#### Information shown
>> begin
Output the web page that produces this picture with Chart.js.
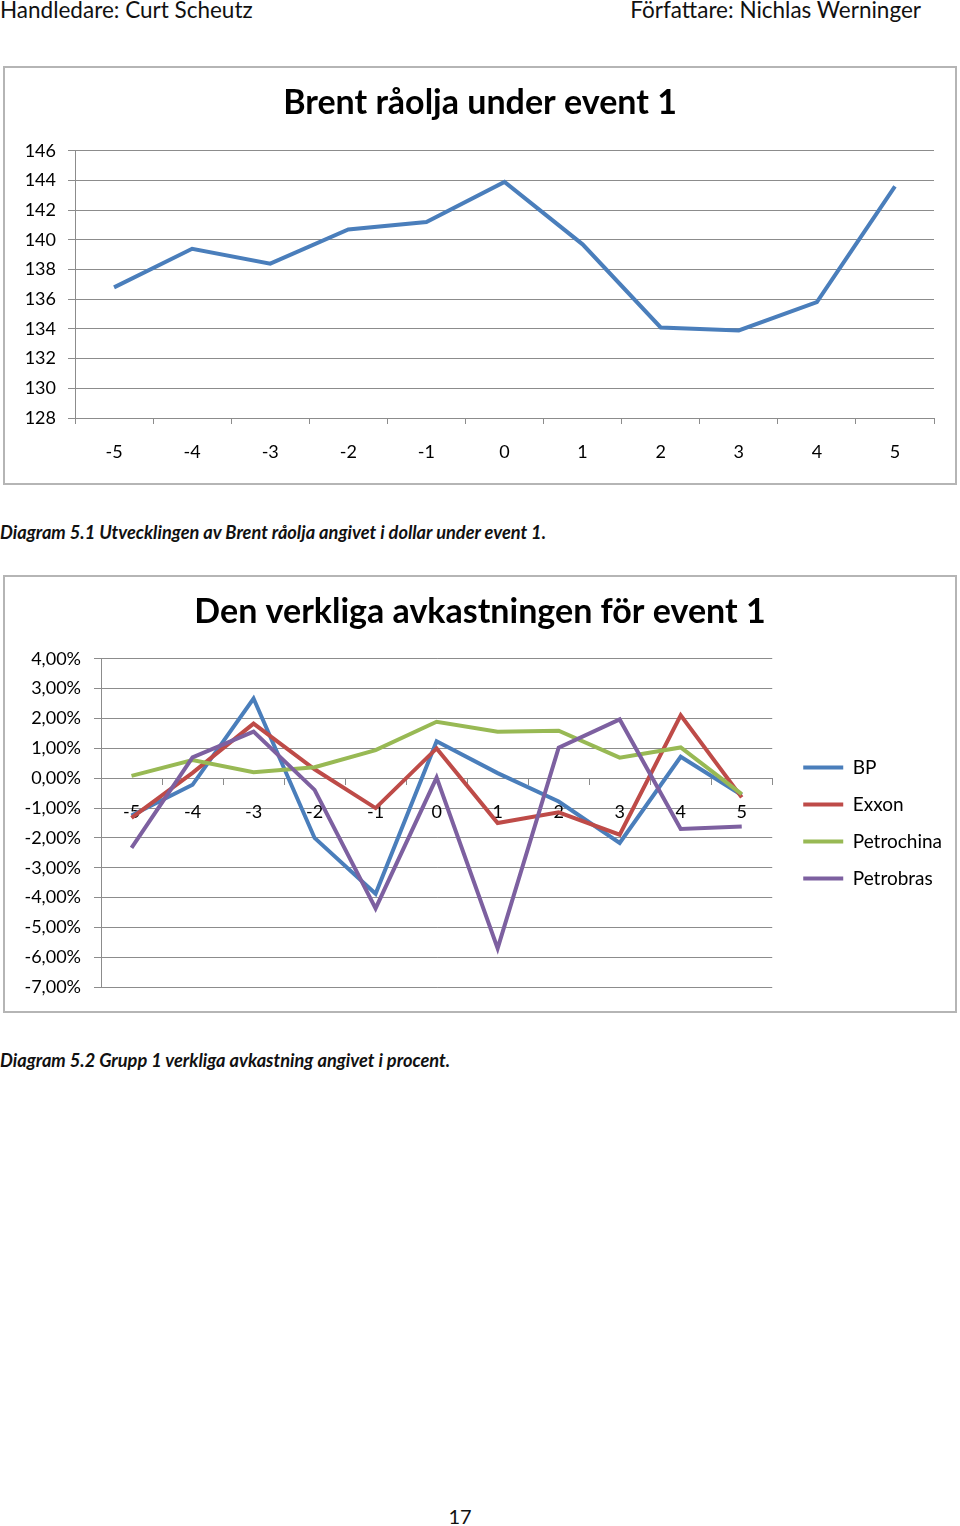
<!DOCTYPE html>
<html>
<head>
<meta charset="utf-8">
<script src="https://cdn.jsdelivr.net/npm/chart.js@4.4.0/dist/chart.umd.min.js"></script>
<style>
  body { margin: 0; background: #fff; font-family: Lato, sans-serif; color: #111; }
  .page { position: relative; width: 960px; height: 1526px; overflow: hidden; }
  .hdr { position: absolute; top: -1px; font-size: 22.5px; line-height: 22px; }
  .box { position: absolute; left: 3px; width: 954px; border: 2px solid #b5b5b5; box-sizing: border-box; }
  .box canvas { display: block; }
  .cap { position: absolute; left: 0; font-style: italic; font-weight: bold; font-size: 18.2px; line-height: 20px; }
  .pnum { position: absolute; left: 430px; width: 60px; text-align: center; top: 1505px; font-size: 20px; line-height: 22px; }
</style>
</head>
<body>
<div class="page">
  <div class="hdr" style="left:0">Handledare: Curt Scheutz</div>
  <div class="hdr" style="right:39px">Författare: Nichlas Werninger</div>

  <div class="box" style="top:66px;height:419px"><canvas id="brent" width="950" height="415"></canvas></div>
  <div class="cap" style="top:522px">Diagram 5.1 Utvecklingen av Brent råolja angivet i dollar under event 1.</div>

  <div class="box" style="top:575px;height:438px"><canvas id="returns" width="950" height="434"></canvas></div>
  <div class="cap" style="top:1050px">Diagram 5.2 Grupp 1 verkliga avkastning angivet i procent.</div>

  <div class="pnum">17</div>
</div>

<script>
// event days
var days = ["-5", "-4", "-3", "-2", "-1", "0", "1", "2", "3", "4", "5"];

// Brent crude, dollar
var brent = [136.8, 139.4, 138.4, 140.7, 141.2, 143.9, 139.7, 134.1, 133.9, 135.8, 143.6];

// actual returns, percent
var bp         = [-1.25, -0.22, 2.67, -2.00, -3.87, 1.24, 0.17, -0.78, -2.17, 0.72, -0.56];
var exxon      = [-1.33, 0.18, 1.83, 0.30, -1.00, 1.00, -1.50, -1.14, -1.89, 2.11, -0.64];
var petrochina = [0.08, 0.61, 0.20, 0.37, 0.94, 1.89, 1.56, 1.59, 0.69, 1.03, -0.53];
var petrobras  = [-2.33, 0.70, 1.56, -0.39, -4.36, 0.02, -5.70, 1.02, 1.97, -1.70, -1.62];

var gridGray = "#8c8c8c";
var tickFont = { family: "Lato", size: 18 };
var titleFont = { family: "Lato", size: 34, weight: "bold" };

Chart.defaults.color = "#000";
Chart.defaults.font.family = "Lato";

// invisible axis used only to reserve some room
function spacer(w) {
    return {
        position: "right",
        display: true,
        grid: { display: false },
        border: { display: false },
        ticks: { display: false },
        afterFit: function(s) { s.width = w; }
    };
}

new Chart(document.getElementById("brent"), {
    type: "line",
    data: {
        labels: days,
        datasets: [{
            data: brent,
            borderColor: "#4a7ebb",
            borderWidth: 4,
            pointRadius: 0,
            tension: 0
        }]
    },
    options: {
        responsive: false,
        animation: false,
        layout: { padding: 0 },
        plugins: {
            legend: { display: false },
            tooltip: { enabled: false },
            title: {
                display: true,
                text: "Brent råolja under event 1",
                font: titleFont,
                color: "#000",
                padding: { top: 15, bottom: 27 }
            }
        },
        scales: {
            x: {
                offset: true,
                grid: { offset: true, drawOnChartArea: false, drawTicks: true, tickLength: 6, color: gridGray },
                border: { color: gridGray },
                ticks: { font: tickFont, padding: 17, maxRotation: 0 },
                afterFit: function(s) { s.height = 65; }
            },
            y: {
                min: 128,
                max: 146,
                ticks: { stepSize: 2, font: tickFont, padding: 12 },
                grid: { color: gridGray, tickLength: 7 },
                border: { color: gridGray },
                afterFit: function(s) { s.width = 70; }
            },
            pad: spacer(21)
        }
    }
});

function pct(v) {
    return v.toFixed(2).replace(".", ",") + "%";
}

new Chart(document.getElementById("returns"), {
    type: "line",
    data: {
        labels: days,
        datasets: [
            { label: "BP", data: bp, borderColor: "#4a7ebb", backgroundColor: "#4a7ebb", borderWidth: 4, order: 3 },
            { label: "Exxon", data: exxon, borderColor: "#be4b48", backgroundColor: "#be4b48", borderWidth: 4, order: 2 },
            { label: "Petrochina", data: petrochina, borderColor: "#98b954", backgroundColor: "#98b954", borderWidth: 4, order: 1 },
            { label: "Petrobras", data: petrobras, borderColor: "#7d60a0", backgroundColor: "#7d60a0", borderWidth: 4, order: 0 }
        ]
    },
    options: {
        responsive: false,
        animation: false,
        elements: {
            line: { tension: 0 },
            point: { radius: 0 }
        },
        layout: { padding: { left: 3, right: 3, top: 0, bottom: 21 } },
        plugins: {
            tooltip: { enabled: false },
            title: {
                display: true,
                text: "Den verkliga avkastningen för event 1",
                font: titleFont,
                color: "#000",
                padding: { top: 15, bottom: 26 }
            },
            legend: {
                position: "right",
                fullSize: false,
                maxWidth: 300,
                labels: {
                    font: { family: "Lato", size: 19 },
                    padding: 18,
                    usePointStyle: true,
                    pointStyle: "line",
                    pointStyleWidth: 40,
                    sort: function(a, b) { return a.datasetIndex - b.datasetIndex; }
                }
            }
        },
        scales: {
            x: {
                position: { y: 0 },
                offset: true,
                grid: { offset: true, drawOnChartArea: false, drawTicks: true, tickLength: 6, color: gridGray },
                border: { color: gridGray },
                ticks: { font: tickFont, padding: 17, maxRotation: 0 }
            },
            y: {
                min: -7,
                max: 4,
                ticks: { stepSize: 1, font: tickFont, padding: 13, callback: function(v) { return pct(v); } },
                grid: { color: gridGray, tickLength: 7 },
                border: { color: gridGray },
                afterFit: function(s) { s.width = 93; }
            },
            gap: spacer(13)
        }
    }
});
</script>
</body>
</html>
>> end
#### Task description
Without the pictures, write out the whole listing above exactly as it appears.

#### Response
Output the web page that produces this picture with Chart.js.
<!DOCTYPE html>
<html>
<head>
<meta charset="utf-8">
<script src="https://cdn.jsdelivr.net/npm/chart.js@4.4.0/dist/chart.umd.min.js"></script>
<style>
  body { margin: 0; background: #fff; font-family: Lato, sans-serif; color: #111; }
  .page { position: relative; width: 960px; height: 1526px; overflow: hidden; }
  .hdr { position: absolute; top: -1px; font-size: 22.5px; line-height: 22px; }
  .box { position: absolute; left: 3px; width: 954px; border: 2px solid #b5b5b5; box-sizing: border-box; }
  .box canvas { display: block; }
  .cap { position: absolute; left: 0; font-style: italic; font-weight: bold; font-size: 18.2px; line-height: 20px; }
  .pnum { position: absolute; left: 430px; width: 60px; text-align: center; top: 1505px; font-size: 20px; line-height: 22px; }
</style>
</head>
<body>
<div class="page">
  <div class="hdr" style="left:0">Handledare: Curt Scheutz</div>
  <div class="hdr" style="right:39px">Författare: Nichlas Werninger</div>

  <div class="box" style="top:66px;height:419px"><canvas id="brent" width="950" height="415"></canvas></div>
  <div class="cap" style="top:522px">Diagram 5.1 Utvecklingen av Brent råolja angivet i dollar under event 1.</div>

  <div class="box" style="top:575px;height:438px"><canvas id="returns" width="950" height="434"></canvas></div>
  <div class="cap" style="top:1050px">Diagram 5.2 Grupp 1 verkliga avkastning angivet i procent.</div>

  <div class="pnum">17</div>
</div>

<script>
// event days
var days = ["-5", "-4", "-3", "-2", "-1", "0", "1", "2", "3", "4", "5"];

// Brent crude, dollar
var brent = [136.8, 139.4, 138.4, 140.7, 141.2, 143.9, 139.7, 134.1, 133.9, 135.8, 143.6];

// actual returns, percent
var bp         = [-1.25, -0.22, 2.67, -2.00, -3.87, 1.24, 0.17, -0.78, -2.17, 0.72, -0.56];
var exxon      = [-1.33, 0.18, 1.83, 0.30, -1.00, 1.00, -1.50, -1.14, -1.89, 2.11, -0.64];
var petrochina = [0.08, 0.61, 0.20, 0.37, 0.94, 1.89, 1.56, 1.59, 0.69, 1.03, -0.53];
var petrobras  = [-2.33, 0.70, 1.56, -0.39, -4.36, 0.02, -5.70, 1.02, 1.97, -1.70, -1.62];

var gridGray = "#8c8c8c";
var tickFont = { family: "Lato", size: 18 };
var titleFont = { family: "Lato", size: 34, weight: "bold" };

Chart.defaults.color = "#000";
Chart.defaults.font.family = "Lato";

// invisible axis used only to reserve some room
function spacer(w) {
    return {
        position: "right",
        display: true,
        grid: { display: false },
        border: { display: false },
        ticks: { display: false },
        afterFit: function(s) { s.width = w; }
    };
}

new Chart(document.getElementById("brent"), {
    type: "line",
    data: {
        labels: days,
        datasets: [{
            data: brent,
            borderColor: "#4a7ebb",
            borderWidth: 4,
            pointRadius: 0,
            tension: 0
        }]
    },
    options: {
        responsive: false,
        animation: false,
        layout: { padding: 0 },
        plugins: {
            legend: { display: false },
            tooltip: { enabled: false },
            title: {
                display: true,
                text: "Brent råolja under event 1",
                font: titleFont,
                color: "#000",
                padding: { top: 15, bottom: 27 }
            }
        },
        scales: {
            x: {
                offset: true,
                grid: { offset: true, drawOnChartArea: false, drawTicks: true, tickLength: 6, color: gridGray },
                border: { color: gridGray },
                ticks: { font: tickFont, padding: 17, maxRotation: 0 },
                afterFit: function(s) { s.height = 65; }
            },
            y: {
                min: 128,
                max: 146,
                ticks: { stepSize: 2, font: tickFont, padding: 12 },
                grid: { color: gridGray, tickLength: 7 },
                border: { color: gridGray },
                afterFit: function(s) { s.width = 70; }
            },
            pad: spacer(21)
        }
    }
});

function pct(v) {
    return v.toFixed(2).replace(".", ",") + "%";
}

new Chart(document.getElementById("returns"), {
    type: "line",
    data: {
        labels: days,
        datasets: [
            { label: "BP", data: bp, borderColor: "#4a7ebb", backgroundColor: "#4a7ebb", borderWidth: 4, order: 3 },
            { label: "Exxon", data: exxon, borderColor: "#be4b48", backgroundColor: "#be4b48", borderWidth: 4, order: 2 },
            { label: "Petrochina", data: petrochina, borderColor: "#98b954", backgroundColor: "#98b954", borderWidth: 4, order: 1 },
            { label: "Petrobras", data: petrobras, borderColor: "#7d60a0", backgroundColor: "#7d60a0", borderWidth: 4, order: 0 }
        ]
    },
    options: {
        responsive: false,
        animation: false,
        elements: {
            line: { tension: 0 },
            point: { radius: 0 }
        },
        layout: { padding: { left: 3, right: 3, top: 0, bottom: 21 } },
        plugins: {
            tooltip: { enabled: false },
            title: {
                display: true,
                text: "Den verkliga avkastningen för event 1",
                font: titleFont,
                color: "#000",
                padding: { top: 15, bottom: 26 }
            },
            legend: {
                position: "right",
                fullSize: false,
                maxWidth: 300,
                labels: {
                    font: { family: "Lato", size: 19 },
                    padding: 18,
                    usePointStyle: true,
                    pointStyle: "line",
                    pointStyleWidth: 40,
                    sort: function(a, b) { return a.datasetIndex - b.datasetIndex; }
                }
            }
        },
        scales: {
            x: {
                position: { y: 0 },
                offset: true,
                grid: { offset: true, drawOnChartArea: false, drawTicks: true, tickLength: 6, color: gridGray },
                border: { color: gridGray },
                ticks: { font: tickFont, padding: 17, maxRotation: 0 }
            },
            y: {
                min: -7,
                max: 4,
                ticks: { stepSize: 1, font: tickFont, padding: 13, callback: function(v) { return pct(v); } },
                grid: { color: gridGray, tickLength: 7 },
                border: { color: gridGray },
                afterFit: function(s) { s.width = 93; }
            },
            gap: spacer(13)
        }
    }
});
</script>
</body>
</html>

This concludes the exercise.